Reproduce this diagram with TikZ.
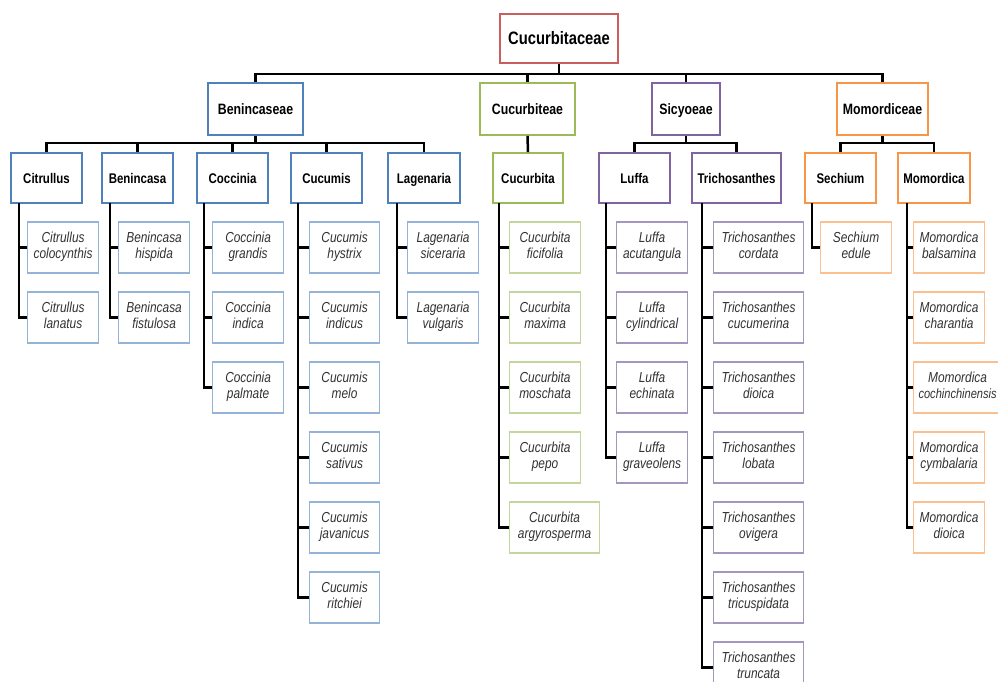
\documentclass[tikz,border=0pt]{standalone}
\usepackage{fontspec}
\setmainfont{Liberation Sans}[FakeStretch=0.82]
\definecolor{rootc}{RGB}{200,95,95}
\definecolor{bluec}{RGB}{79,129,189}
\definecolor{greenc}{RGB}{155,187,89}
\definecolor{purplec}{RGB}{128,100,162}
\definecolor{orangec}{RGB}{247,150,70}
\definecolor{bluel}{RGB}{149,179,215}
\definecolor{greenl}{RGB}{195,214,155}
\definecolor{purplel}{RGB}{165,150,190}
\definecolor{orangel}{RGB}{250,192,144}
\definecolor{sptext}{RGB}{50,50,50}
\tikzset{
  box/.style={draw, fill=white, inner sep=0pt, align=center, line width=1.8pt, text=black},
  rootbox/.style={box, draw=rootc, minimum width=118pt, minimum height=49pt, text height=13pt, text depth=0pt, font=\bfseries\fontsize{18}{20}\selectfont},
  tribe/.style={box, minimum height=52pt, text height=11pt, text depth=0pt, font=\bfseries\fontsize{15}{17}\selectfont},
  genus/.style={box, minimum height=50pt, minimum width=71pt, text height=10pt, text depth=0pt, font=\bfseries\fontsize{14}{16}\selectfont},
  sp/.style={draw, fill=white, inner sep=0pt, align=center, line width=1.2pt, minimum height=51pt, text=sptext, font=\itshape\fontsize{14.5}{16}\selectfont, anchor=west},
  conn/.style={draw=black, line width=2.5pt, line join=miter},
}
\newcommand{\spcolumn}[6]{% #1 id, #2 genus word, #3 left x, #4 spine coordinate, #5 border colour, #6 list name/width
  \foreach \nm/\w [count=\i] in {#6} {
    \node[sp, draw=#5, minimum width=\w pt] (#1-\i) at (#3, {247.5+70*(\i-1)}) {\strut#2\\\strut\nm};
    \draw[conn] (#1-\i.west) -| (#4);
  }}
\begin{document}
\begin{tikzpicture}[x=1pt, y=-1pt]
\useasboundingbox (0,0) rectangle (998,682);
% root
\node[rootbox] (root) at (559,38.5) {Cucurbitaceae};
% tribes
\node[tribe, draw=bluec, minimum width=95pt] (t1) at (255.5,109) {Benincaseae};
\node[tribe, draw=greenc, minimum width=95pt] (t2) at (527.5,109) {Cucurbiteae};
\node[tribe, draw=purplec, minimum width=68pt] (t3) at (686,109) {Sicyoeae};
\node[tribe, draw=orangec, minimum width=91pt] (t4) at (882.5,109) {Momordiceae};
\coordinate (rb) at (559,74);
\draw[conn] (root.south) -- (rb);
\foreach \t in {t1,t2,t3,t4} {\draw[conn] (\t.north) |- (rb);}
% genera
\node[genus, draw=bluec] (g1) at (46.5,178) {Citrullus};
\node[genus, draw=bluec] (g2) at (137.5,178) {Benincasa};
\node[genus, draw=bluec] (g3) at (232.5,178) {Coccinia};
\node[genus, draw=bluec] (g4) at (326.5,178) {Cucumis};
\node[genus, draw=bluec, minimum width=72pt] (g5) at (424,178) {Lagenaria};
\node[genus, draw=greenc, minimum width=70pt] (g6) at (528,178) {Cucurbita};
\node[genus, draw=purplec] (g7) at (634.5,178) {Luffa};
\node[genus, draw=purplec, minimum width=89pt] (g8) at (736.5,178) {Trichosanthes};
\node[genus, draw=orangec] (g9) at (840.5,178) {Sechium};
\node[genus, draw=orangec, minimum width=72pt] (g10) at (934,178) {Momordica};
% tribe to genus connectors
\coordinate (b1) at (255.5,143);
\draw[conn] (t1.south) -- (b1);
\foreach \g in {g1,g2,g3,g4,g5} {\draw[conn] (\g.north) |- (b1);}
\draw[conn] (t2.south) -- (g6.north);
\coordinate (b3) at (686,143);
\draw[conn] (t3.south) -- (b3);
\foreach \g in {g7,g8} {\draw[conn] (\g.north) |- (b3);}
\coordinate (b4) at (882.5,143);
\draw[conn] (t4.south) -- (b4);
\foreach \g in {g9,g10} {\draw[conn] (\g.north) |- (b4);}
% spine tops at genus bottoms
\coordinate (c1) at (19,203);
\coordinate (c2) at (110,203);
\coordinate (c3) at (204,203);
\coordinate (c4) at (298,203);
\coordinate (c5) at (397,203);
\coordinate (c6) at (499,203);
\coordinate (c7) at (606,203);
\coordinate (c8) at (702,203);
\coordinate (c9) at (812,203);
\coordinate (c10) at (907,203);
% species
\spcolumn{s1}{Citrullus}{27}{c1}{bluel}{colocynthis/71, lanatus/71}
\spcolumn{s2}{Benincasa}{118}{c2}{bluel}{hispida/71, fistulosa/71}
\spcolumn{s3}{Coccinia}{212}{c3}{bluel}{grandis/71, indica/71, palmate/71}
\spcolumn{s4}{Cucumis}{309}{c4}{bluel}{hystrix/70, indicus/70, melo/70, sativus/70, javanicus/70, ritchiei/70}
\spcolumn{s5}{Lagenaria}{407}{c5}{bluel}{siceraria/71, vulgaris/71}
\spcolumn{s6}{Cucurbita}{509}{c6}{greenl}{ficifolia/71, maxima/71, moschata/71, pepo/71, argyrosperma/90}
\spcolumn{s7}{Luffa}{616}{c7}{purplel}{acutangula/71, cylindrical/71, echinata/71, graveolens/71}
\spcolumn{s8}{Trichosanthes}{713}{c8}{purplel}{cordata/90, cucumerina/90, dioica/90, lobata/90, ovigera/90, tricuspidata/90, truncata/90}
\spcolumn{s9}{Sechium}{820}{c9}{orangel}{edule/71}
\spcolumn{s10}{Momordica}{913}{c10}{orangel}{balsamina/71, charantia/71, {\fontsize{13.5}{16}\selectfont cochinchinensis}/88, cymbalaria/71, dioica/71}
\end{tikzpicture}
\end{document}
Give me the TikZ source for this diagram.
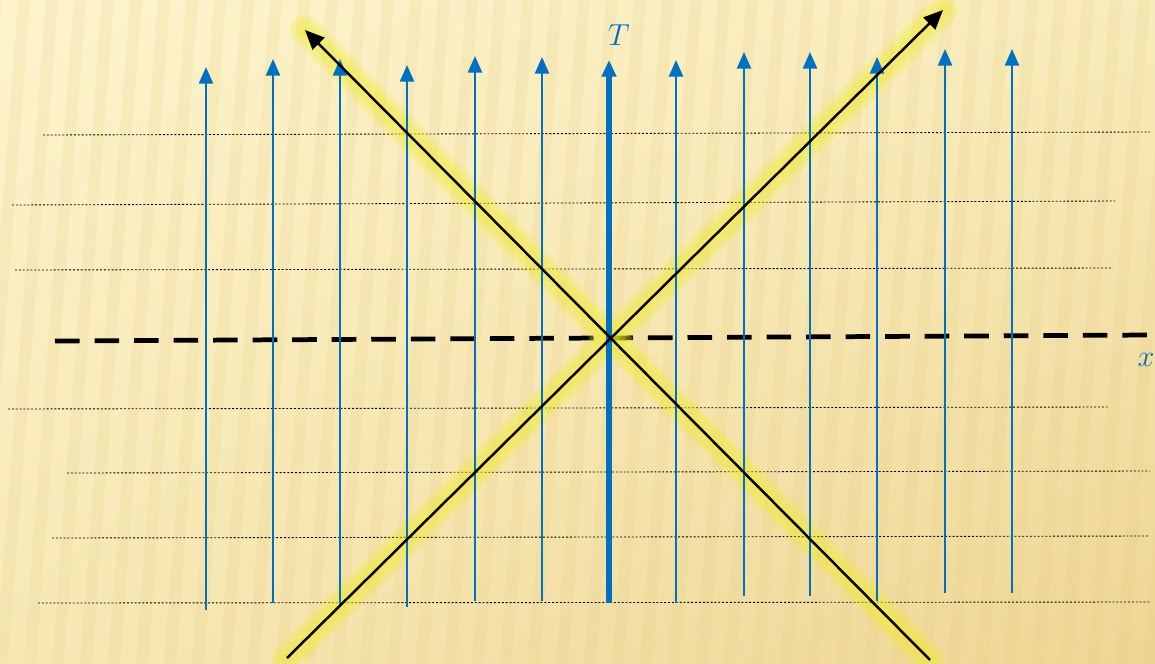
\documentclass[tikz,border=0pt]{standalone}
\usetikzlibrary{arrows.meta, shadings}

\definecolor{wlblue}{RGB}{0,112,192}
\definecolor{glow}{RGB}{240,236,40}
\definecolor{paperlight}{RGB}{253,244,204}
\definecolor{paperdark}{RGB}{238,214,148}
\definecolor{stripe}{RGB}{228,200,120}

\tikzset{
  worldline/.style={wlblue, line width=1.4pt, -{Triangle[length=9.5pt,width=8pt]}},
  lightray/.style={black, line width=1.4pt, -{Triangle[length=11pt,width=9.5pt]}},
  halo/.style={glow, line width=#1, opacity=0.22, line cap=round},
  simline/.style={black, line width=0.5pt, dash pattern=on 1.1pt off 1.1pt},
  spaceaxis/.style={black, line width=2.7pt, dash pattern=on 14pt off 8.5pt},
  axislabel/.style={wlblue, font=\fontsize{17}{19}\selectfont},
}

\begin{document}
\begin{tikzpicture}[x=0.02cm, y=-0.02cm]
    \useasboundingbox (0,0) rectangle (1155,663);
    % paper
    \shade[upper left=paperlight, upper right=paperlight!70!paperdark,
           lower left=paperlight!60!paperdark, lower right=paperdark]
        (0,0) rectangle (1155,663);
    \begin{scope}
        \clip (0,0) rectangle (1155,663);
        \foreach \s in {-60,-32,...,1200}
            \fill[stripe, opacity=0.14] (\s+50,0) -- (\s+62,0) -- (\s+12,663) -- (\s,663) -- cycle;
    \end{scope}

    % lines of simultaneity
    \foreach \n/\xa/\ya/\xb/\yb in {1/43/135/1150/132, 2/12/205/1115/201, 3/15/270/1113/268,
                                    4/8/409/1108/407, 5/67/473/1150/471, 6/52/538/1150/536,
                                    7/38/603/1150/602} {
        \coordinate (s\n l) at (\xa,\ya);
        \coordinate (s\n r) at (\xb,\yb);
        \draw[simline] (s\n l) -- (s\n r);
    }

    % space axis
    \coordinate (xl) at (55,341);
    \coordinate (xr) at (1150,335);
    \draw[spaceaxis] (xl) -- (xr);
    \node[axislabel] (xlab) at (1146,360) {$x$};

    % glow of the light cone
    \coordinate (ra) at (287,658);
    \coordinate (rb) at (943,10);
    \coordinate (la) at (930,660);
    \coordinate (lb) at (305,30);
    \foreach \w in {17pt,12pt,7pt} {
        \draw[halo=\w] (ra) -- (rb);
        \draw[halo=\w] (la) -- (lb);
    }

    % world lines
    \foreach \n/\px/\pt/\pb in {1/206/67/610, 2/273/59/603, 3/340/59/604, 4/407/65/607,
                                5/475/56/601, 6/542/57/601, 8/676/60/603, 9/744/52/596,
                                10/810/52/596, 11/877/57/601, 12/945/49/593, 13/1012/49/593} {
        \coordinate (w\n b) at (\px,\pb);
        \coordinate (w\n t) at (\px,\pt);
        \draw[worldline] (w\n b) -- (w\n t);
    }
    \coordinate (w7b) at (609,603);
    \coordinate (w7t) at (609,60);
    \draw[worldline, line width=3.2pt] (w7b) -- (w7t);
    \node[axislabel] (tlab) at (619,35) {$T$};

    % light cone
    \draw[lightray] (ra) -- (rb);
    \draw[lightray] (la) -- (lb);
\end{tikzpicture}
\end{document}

Request: Show every line of the records above that contains the word "diagram".

Task solution:
Reproduce this diagram with TikZ.
Give me the TikZ source for this diagram.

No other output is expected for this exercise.